### Required task
Using the listing below, please print exactly the lines from the one with "Output the Python" through the one with "acc_mean = [88.3, 87.7, 86.5, 84.3, 81.0]". Leave out every picture.
Start
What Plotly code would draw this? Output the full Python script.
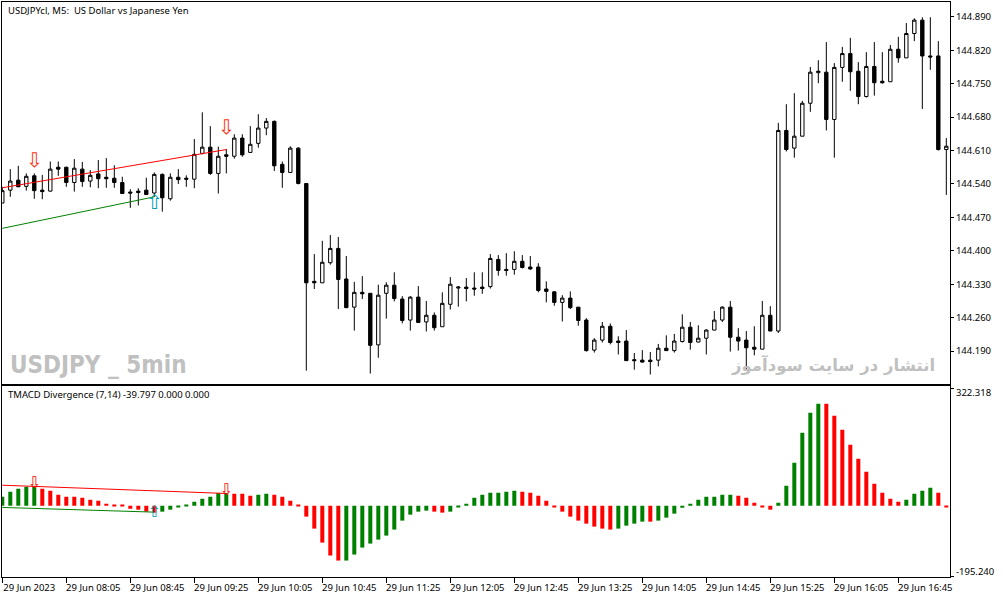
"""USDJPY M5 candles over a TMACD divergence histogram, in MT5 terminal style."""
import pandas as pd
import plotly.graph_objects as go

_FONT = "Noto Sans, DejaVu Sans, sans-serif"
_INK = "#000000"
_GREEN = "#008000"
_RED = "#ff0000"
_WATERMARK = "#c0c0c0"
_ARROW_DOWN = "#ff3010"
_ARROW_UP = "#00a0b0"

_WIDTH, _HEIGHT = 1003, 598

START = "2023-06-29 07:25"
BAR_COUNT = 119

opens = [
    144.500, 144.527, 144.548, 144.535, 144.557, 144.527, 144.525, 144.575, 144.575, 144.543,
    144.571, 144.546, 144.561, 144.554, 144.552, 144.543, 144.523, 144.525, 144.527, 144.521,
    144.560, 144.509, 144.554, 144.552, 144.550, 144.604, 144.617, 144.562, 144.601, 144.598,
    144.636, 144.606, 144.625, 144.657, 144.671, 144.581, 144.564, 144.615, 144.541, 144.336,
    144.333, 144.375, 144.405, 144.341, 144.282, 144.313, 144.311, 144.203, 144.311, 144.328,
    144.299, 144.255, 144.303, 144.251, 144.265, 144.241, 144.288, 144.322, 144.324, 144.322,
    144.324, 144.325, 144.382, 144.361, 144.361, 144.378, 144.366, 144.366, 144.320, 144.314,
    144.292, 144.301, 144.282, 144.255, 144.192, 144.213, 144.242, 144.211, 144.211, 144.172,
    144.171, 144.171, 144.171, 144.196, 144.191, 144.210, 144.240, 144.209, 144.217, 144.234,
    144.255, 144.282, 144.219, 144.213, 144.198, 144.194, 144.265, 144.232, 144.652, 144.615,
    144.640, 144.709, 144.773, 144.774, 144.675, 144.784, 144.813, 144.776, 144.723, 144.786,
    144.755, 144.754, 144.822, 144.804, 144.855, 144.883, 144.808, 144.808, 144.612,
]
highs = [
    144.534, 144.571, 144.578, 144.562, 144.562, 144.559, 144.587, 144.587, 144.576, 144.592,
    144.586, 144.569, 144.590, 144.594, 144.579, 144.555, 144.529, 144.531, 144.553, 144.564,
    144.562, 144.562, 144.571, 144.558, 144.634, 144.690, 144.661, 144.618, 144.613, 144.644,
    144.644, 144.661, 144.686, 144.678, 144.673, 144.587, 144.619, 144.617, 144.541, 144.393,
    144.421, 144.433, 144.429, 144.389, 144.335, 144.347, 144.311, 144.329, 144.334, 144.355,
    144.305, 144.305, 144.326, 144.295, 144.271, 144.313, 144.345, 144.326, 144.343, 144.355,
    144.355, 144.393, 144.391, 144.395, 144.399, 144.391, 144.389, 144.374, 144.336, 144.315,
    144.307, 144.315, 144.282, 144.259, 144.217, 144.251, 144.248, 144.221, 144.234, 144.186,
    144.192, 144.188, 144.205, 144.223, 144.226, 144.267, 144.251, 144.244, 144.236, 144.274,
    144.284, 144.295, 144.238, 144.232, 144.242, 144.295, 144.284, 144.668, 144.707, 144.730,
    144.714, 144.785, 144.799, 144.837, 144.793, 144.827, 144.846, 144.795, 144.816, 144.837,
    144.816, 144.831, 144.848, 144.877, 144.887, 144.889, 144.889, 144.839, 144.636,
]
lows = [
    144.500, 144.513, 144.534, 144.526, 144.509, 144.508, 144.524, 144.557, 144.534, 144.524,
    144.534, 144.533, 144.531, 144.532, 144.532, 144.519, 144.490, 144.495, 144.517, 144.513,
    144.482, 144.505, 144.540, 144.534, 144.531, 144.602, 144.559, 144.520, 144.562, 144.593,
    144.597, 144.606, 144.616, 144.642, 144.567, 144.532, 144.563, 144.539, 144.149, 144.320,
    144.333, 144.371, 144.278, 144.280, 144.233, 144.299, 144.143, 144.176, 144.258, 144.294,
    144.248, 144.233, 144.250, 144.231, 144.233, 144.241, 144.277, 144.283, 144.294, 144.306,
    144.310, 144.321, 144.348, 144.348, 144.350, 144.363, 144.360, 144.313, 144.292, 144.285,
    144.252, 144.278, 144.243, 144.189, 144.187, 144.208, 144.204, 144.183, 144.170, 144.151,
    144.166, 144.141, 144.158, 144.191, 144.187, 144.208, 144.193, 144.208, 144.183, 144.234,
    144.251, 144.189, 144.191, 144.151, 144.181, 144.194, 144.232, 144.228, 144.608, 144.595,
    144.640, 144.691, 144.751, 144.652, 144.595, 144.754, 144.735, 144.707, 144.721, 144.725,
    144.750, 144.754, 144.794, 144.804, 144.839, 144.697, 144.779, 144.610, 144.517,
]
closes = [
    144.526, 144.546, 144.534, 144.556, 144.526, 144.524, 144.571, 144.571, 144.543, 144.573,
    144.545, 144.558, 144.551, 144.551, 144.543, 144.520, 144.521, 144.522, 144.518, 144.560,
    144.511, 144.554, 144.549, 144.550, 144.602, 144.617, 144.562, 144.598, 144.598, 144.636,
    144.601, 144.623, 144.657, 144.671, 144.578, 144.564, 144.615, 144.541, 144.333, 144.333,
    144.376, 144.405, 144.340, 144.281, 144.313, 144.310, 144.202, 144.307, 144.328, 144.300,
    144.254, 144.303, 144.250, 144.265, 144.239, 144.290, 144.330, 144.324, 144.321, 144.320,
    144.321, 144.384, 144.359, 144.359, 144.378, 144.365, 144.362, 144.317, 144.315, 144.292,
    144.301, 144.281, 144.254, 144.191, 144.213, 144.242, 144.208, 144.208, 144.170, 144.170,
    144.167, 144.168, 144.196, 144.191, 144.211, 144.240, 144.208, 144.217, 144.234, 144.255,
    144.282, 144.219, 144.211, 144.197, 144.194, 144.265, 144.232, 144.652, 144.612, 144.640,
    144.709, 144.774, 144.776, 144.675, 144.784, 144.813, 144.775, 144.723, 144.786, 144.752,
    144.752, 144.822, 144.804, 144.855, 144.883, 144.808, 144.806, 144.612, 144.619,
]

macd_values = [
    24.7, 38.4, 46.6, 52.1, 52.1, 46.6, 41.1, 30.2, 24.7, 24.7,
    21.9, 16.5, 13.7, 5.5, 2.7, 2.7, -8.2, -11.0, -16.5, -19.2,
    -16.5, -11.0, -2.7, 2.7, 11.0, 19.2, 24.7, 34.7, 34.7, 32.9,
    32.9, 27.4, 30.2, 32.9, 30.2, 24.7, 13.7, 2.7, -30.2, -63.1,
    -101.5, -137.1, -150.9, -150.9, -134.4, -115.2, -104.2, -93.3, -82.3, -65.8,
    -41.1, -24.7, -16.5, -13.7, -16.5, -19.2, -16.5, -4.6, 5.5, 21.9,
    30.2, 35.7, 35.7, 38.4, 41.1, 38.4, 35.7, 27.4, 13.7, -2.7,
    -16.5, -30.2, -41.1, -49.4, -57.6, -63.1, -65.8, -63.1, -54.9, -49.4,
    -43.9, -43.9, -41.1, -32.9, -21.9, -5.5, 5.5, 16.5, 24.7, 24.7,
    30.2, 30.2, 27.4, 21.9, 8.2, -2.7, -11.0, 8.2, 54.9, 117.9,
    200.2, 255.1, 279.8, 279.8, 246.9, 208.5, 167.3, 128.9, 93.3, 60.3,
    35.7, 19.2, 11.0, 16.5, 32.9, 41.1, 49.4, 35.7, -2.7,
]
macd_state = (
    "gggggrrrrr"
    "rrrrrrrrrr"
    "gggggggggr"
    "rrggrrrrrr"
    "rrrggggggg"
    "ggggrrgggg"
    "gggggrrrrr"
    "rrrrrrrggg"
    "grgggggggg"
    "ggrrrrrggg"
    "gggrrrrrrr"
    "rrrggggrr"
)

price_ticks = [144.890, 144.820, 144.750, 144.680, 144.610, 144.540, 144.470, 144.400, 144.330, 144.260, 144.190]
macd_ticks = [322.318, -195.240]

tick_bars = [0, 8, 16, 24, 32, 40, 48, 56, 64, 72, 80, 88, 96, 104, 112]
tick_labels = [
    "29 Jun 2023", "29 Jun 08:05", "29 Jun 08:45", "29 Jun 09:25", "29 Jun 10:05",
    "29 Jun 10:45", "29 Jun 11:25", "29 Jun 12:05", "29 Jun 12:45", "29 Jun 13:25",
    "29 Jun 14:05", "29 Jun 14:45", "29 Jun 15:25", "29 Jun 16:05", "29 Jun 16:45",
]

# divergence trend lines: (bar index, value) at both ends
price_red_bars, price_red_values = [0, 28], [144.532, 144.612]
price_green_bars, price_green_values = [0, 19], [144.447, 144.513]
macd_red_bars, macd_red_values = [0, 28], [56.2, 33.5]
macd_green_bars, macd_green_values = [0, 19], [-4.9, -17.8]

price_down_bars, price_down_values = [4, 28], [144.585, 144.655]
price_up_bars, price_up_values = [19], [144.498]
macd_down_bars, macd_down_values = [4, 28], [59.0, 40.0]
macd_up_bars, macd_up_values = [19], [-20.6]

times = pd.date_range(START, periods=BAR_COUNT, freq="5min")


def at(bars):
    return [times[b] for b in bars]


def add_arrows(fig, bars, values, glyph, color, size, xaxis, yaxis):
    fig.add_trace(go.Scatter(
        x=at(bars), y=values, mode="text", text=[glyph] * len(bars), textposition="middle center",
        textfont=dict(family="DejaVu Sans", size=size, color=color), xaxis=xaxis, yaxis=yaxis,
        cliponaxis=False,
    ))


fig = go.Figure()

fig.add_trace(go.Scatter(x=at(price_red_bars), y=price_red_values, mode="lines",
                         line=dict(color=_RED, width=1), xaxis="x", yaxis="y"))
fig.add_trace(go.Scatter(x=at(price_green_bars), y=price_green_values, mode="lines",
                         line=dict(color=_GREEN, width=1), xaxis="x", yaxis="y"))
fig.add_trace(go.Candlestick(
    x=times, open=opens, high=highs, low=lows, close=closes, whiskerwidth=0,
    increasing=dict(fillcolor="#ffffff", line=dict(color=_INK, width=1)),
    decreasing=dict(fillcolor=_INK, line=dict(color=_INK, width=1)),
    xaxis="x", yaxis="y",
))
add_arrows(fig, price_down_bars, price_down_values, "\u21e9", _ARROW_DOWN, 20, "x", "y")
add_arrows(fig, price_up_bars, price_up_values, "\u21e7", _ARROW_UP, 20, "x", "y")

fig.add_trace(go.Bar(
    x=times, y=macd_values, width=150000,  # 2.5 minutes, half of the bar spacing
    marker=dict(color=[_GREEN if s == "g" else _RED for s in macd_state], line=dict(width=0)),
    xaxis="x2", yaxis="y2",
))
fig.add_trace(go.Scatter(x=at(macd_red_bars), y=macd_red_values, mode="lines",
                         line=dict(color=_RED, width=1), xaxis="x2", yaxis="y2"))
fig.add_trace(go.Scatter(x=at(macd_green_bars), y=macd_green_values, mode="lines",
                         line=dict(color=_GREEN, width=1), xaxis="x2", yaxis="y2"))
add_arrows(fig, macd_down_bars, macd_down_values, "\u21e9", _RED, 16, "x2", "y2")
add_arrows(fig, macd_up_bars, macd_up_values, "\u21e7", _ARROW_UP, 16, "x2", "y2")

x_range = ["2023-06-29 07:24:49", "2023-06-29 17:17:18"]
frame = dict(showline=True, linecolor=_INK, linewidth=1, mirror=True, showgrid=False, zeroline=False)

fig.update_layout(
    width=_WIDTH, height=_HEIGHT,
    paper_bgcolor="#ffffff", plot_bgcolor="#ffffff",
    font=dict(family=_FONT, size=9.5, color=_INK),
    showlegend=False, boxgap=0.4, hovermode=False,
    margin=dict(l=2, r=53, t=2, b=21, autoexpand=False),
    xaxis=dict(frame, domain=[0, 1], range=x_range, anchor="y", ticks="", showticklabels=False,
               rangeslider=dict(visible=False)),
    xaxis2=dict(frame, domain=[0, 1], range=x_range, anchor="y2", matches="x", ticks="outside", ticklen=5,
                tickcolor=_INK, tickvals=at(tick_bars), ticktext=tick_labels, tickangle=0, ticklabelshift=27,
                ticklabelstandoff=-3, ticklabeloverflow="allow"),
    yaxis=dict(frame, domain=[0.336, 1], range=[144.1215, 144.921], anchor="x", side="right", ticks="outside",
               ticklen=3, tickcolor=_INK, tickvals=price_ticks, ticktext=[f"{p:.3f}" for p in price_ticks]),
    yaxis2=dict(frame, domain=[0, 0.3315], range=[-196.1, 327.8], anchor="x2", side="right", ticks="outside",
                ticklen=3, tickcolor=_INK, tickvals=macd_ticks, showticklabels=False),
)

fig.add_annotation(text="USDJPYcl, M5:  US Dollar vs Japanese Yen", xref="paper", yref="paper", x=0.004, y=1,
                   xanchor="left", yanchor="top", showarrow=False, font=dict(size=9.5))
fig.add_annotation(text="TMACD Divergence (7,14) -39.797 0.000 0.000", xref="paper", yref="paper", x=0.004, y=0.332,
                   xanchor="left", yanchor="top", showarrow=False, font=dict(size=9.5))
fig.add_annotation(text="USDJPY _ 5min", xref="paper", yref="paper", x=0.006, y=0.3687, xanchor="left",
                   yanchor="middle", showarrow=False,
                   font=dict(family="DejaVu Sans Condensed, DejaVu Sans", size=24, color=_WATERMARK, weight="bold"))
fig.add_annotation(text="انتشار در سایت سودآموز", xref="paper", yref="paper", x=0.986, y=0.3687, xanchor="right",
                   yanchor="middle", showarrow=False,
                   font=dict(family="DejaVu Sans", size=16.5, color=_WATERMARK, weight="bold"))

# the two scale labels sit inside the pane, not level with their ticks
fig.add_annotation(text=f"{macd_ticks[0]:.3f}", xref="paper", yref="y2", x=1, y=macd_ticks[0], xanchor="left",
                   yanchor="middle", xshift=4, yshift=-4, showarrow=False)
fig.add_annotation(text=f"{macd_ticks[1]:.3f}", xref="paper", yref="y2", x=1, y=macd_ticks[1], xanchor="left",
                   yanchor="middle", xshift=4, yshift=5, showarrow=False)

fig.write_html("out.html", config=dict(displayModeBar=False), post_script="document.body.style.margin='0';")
End
Start
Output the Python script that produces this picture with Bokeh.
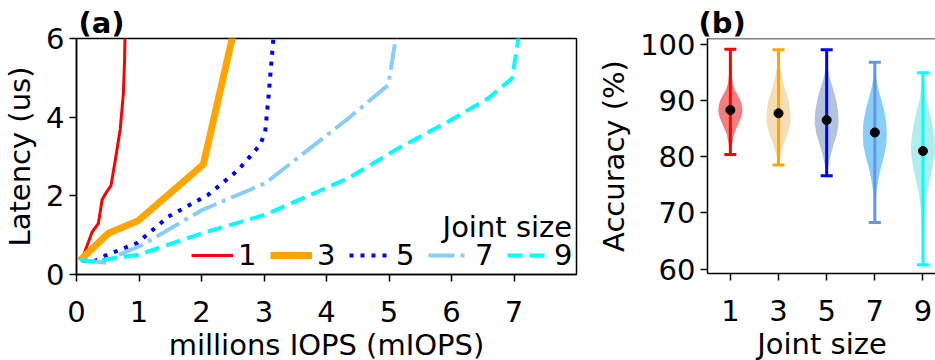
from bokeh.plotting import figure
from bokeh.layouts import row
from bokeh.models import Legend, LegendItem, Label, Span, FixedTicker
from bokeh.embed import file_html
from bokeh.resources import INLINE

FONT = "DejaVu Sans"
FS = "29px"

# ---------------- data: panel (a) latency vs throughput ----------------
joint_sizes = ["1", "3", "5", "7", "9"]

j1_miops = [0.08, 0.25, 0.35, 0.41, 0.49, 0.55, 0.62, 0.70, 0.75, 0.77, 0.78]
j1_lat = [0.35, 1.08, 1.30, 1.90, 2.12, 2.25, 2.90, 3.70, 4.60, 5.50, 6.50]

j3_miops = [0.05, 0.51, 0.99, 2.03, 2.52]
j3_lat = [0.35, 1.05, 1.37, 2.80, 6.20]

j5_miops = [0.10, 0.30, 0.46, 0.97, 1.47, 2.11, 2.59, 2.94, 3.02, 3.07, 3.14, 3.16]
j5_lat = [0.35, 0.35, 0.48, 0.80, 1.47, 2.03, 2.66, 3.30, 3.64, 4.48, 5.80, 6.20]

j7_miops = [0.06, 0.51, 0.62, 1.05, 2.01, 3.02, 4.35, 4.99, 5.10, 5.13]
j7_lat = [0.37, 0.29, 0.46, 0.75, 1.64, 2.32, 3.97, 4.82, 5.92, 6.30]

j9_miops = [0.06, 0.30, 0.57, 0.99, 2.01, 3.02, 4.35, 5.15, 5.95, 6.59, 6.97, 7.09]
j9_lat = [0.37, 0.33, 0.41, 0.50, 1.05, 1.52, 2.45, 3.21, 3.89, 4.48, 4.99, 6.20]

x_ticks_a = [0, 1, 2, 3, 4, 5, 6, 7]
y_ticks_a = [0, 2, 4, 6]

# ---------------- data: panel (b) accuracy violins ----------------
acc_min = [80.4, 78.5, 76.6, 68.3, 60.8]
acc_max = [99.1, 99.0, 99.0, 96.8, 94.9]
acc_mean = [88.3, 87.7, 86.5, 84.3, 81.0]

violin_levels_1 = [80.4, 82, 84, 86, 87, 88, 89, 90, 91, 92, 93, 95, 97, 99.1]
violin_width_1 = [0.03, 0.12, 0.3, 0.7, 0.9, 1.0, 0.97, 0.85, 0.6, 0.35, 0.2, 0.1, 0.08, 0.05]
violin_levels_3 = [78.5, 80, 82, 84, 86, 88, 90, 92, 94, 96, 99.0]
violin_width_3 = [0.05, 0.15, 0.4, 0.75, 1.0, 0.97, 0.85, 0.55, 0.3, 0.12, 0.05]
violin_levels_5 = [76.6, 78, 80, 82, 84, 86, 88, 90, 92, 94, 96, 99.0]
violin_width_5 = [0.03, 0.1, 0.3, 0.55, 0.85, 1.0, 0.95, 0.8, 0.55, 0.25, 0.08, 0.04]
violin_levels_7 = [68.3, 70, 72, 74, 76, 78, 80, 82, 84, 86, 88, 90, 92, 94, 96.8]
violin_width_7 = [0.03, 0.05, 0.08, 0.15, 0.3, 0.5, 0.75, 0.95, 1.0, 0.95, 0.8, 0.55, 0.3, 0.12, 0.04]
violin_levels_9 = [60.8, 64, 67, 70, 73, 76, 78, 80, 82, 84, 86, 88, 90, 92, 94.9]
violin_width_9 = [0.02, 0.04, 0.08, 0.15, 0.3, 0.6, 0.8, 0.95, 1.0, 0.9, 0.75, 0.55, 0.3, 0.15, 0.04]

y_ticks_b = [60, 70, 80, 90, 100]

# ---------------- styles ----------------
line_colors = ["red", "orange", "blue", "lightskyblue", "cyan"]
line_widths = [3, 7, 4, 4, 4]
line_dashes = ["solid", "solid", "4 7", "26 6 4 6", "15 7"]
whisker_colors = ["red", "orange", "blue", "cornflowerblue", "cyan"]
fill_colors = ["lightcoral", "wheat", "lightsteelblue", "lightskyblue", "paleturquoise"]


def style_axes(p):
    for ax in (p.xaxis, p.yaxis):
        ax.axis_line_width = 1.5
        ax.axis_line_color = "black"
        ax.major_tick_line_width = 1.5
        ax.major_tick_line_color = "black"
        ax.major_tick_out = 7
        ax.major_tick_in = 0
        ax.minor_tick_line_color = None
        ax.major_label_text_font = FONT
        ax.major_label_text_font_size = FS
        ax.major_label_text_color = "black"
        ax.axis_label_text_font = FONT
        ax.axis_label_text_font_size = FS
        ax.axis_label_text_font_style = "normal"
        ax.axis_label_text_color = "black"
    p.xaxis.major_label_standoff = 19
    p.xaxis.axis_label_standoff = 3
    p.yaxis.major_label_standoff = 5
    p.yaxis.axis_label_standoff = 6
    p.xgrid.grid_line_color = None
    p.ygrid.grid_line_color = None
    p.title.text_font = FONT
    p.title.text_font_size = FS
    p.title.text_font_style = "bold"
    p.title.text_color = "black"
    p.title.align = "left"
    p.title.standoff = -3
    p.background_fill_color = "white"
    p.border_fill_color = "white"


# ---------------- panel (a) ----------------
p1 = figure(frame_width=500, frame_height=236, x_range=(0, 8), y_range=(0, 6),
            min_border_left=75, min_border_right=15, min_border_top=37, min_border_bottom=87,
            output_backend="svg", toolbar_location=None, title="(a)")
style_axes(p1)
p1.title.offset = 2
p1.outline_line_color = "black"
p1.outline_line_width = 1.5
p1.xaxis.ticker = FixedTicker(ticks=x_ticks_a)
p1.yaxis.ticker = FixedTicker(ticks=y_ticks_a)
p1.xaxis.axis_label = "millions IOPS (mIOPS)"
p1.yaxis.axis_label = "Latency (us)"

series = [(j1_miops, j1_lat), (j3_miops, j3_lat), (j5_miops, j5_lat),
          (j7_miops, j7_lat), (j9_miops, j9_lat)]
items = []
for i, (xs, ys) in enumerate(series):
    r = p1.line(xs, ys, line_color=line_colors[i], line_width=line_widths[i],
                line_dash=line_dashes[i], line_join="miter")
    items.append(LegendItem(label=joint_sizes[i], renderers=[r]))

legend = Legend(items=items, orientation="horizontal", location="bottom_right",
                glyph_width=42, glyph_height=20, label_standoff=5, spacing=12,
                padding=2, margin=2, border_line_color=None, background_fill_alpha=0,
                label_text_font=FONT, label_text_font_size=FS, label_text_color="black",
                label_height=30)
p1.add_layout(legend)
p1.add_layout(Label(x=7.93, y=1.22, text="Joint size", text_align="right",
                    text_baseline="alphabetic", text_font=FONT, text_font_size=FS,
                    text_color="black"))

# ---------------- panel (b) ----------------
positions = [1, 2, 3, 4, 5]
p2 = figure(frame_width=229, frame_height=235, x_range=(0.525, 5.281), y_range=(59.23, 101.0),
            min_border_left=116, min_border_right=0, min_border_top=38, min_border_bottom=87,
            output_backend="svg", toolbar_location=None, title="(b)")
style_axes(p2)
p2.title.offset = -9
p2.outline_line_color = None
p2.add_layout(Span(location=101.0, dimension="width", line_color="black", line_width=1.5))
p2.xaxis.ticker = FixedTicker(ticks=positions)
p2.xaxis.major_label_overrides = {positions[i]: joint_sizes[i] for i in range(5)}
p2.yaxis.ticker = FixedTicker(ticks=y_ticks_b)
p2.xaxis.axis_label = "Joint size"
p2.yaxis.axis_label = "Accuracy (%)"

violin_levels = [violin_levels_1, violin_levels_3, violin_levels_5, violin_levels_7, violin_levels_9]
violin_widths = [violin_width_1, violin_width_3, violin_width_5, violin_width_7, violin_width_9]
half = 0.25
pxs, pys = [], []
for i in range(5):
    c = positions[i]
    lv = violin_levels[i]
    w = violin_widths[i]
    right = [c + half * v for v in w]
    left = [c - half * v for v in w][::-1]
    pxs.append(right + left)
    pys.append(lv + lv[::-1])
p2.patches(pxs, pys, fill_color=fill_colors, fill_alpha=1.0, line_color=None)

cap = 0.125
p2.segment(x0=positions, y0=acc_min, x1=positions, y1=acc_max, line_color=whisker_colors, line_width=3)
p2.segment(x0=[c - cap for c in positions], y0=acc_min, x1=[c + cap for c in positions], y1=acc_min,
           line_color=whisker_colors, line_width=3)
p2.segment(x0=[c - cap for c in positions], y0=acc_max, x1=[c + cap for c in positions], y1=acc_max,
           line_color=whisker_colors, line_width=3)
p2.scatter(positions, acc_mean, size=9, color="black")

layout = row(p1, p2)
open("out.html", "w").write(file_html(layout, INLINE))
End
### Final result
Output the Python script that produces this picture with Bokeh.
from bokeh.plotting import figure
from bokeh.layouts import row
from bokeh.models import Legend, LegendItem, Label, Span, FixedTicker
from bokeh.embed import file_html
from bokeh.resources import INLINE

FONT = "DejaVu Sans"
FS = "29px"

# ---------------- data: panel (a) latency vs throughput ----------------
joint_sizes = ["1", "3", "5", "7", "9"]

j1_miops = [0.08, 0.25, 0.35, 0.41, 0.49, 0.55, 0.62, 0.70, 0.75, 0.77, 0.78]
j1_lat = [0.35, 1.08, 1.30, 1.90, 2.12, 2.25, 2.90, 3.70, 4.60, 5.50, 6.50]

j3_miops = [0.05, 0.51, 0.99, 2.03, 2.52]
j3_lat = [0.35, 1.05, 1.37, 2.80, 6.20]

j5_miops = [0.10, 0.30, 0.46, 0.97, 1.47, 2.11, 2.59, 2.94, 3.02, 3.07, 3.14, 3.16]
j5_lat = [0.35, 0.35, 0.48, 0.80, 1.47, 2.03, 2.66, 3.30, 3.64, 4.48, 5.80, 6.20]

j7_miops = [0.06, 0.51, 0.62, 1.05, 2.01, 3.02, 4.35, 4.99, 5.10, 5.13]
j7_lat = [0.37, 0.29, 0.46, 0.75, 1.64, 2.32, 3.97, 4.82, 5.92, 6.30]

j9_miops = [0.06, 0.30, 0.57, 0.99, 2.01, 3.02, 4.35, 5.15, 5.95, 6.59, 6.97, 7.09]
j9_lat = [0.37, 0.33, 0.41, 0.50, 1.05, 1.52, 2.45, 3.21, 3.89, 4.48, 4.99, 6.20]

x_ticks_a = [0, 1, 2, 3, 4, 5, 6, 7]
y_ticks_a = [0, 2, 4, 6]

# ---------------- data: panel (b) accuracy violins ----------------
acc_min = [80.4, 78.5, 76.6, 68.3, 60.8]
acc_max = [99.1, 99.0, 99.0, 96.8, 94.9]
acc_mean = [88.3, 87.7, 86.5, 84.3, 81.0]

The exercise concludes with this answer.